All lines in the records below from the line with "What Plotly code" through the line with "e_water = [0.6, 0.35, 0.15, 0.15, 0.1]" are to be given again exactly, both ends included; the pictures are to be left out.

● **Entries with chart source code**
───

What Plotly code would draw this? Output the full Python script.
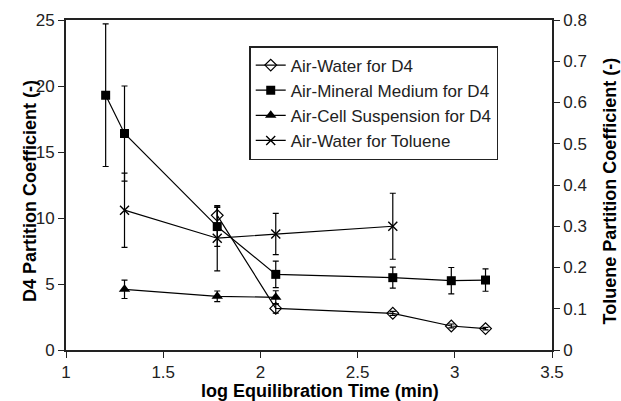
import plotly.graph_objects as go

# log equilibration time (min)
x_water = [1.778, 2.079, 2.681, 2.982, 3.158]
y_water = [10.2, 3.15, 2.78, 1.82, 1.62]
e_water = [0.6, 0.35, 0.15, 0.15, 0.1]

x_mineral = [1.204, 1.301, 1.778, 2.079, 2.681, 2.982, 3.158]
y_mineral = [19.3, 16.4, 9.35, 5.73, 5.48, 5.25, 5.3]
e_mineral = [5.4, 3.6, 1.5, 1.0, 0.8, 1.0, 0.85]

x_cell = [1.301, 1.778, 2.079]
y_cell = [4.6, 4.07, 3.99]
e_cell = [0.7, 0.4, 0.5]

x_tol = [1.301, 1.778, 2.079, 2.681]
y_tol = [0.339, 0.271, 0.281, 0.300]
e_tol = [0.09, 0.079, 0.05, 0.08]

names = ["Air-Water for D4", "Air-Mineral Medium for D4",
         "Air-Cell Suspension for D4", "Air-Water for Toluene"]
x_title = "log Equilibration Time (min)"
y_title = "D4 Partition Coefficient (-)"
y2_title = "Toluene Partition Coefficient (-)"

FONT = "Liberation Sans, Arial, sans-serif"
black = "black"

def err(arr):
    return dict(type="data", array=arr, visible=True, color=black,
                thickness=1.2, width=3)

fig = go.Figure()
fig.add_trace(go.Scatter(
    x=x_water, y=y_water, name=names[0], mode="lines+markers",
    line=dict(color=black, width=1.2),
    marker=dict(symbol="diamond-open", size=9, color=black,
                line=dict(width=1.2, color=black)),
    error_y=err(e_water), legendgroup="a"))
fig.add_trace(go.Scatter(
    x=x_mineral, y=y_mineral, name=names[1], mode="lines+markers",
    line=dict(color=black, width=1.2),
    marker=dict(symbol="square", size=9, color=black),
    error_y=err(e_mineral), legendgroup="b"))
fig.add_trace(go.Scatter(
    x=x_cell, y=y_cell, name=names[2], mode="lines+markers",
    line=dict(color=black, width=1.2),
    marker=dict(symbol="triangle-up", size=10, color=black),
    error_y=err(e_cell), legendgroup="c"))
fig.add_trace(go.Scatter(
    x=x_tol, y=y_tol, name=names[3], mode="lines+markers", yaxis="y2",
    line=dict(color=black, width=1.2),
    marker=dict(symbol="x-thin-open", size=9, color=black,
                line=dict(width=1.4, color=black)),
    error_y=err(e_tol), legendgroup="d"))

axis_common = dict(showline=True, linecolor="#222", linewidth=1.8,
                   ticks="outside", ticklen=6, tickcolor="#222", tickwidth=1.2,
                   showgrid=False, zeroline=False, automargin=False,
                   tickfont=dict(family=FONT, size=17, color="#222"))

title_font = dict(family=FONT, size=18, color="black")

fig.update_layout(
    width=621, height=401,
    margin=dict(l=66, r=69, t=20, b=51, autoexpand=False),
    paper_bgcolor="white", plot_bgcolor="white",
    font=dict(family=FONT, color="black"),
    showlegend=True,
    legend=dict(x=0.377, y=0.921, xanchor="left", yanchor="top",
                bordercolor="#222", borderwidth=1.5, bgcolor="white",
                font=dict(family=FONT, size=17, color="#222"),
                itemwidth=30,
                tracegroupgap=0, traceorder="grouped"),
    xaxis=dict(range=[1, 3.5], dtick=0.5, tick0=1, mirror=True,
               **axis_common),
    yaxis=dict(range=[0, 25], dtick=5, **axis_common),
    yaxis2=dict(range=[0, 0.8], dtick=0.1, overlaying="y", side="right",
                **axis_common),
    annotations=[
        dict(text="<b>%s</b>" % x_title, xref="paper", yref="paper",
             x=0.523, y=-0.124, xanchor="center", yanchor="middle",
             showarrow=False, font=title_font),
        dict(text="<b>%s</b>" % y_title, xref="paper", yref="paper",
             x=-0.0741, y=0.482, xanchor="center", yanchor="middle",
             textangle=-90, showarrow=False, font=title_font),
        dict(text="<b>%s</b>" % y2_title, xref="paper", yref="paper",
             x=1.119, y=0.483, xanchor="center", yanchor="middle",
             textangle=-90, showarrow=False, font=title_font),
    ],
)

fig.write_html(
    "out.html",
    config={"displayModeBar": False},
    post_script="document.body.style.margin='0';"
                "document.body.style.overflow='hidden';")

───

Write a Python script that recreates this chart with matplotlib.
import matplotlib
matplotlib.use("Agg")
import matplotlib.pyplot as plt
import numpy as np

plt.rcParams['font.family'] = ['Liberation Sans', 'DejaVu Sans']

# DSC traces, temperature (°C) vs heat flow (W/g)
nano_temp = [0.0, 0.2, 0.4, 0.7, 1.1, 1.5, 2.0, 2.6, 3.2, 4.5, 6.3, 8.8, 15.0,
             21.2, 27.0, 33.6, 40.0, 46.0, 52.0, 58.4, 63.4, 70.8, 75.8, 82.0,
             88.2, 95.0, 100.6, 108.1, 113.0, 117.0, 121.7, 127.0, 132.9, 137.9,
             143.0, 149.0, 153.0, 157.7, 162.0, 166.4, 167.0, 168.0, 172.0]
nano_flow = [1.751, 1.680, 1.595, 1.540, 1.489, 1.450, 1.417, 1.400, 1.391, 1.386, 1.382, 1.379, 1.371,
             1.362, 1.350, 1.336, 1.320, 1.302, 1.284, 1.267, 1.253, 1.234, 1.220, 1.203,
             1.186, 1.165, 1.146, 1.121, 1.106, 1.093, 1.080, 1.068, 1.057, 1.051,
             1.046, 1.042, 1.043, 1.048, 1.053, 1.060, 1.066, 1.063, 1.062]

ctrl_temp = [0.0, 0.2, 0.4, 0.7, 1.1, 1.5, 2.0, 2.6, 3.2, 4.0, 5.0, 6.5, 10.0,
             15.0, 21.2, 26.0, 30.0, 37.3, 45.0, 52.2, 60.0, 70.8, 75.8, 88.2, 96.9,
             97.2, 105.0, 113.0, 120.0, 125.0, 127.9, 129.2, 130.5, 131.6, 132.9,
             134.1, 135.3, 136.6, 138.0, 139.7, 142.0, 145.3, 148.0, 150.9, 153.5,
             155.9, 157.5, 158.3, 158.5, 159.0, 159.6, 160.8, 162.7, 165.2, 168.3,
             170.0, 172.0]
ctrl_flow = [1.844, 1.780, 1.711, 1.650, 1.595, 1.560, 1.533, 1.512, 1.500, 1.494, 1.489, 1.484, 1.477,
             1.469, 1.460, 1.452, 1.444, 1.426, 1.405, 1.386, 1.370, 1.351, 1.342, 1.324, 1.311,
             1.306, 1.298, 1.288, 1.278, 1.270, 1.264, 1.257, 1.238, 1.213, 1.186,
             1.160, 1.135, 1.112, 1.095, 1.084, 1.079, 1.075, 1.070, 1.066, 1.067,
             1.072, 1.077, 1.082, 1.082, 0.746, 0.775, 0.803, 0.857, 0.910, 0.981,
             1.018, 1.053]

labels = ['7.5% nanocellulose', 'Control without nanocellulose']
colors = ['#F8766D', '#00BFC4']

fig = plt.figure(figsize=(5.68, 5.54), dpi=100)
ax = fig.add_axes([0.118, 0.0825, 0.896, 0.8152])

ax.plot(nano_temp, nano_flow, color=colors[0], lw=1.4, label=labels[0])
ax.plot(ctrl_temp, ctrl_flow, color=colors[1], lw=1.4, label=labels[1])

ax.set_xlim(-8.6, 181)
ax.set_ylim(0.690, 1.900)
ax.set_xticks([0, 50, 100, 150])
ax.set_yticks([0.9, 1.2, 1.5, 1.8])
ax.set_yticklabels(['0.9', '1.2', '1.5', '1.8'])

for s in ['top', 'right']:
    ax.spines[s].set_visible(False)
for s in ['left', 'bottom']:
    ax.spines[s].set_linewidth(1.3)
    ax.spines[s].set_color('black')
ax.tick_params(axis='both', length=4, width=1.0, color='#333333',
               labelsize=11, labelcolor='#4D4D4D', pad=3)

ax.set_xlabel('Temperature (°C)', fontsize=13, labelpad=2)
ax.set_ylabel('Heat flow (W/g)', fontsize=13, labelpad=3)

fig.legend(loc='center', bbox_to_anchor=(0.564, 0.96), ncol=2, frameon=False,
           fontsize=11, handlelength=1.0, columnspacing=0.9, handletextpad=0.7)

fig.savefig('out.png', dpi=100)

───

● **TASK ANSWER**
What Plotly code would draw this? Output the full Python script.
import plotly.graph_objects as go

# log equilibration time (min)
x_water = [1.778, 2.079, 2.681, 2.982, 3.158]
y_water = [10.2, 3.15, 2.78, 1.82, 1.62]
e_water = [0.6, 0.35, 0.15, 0.15, 0.1]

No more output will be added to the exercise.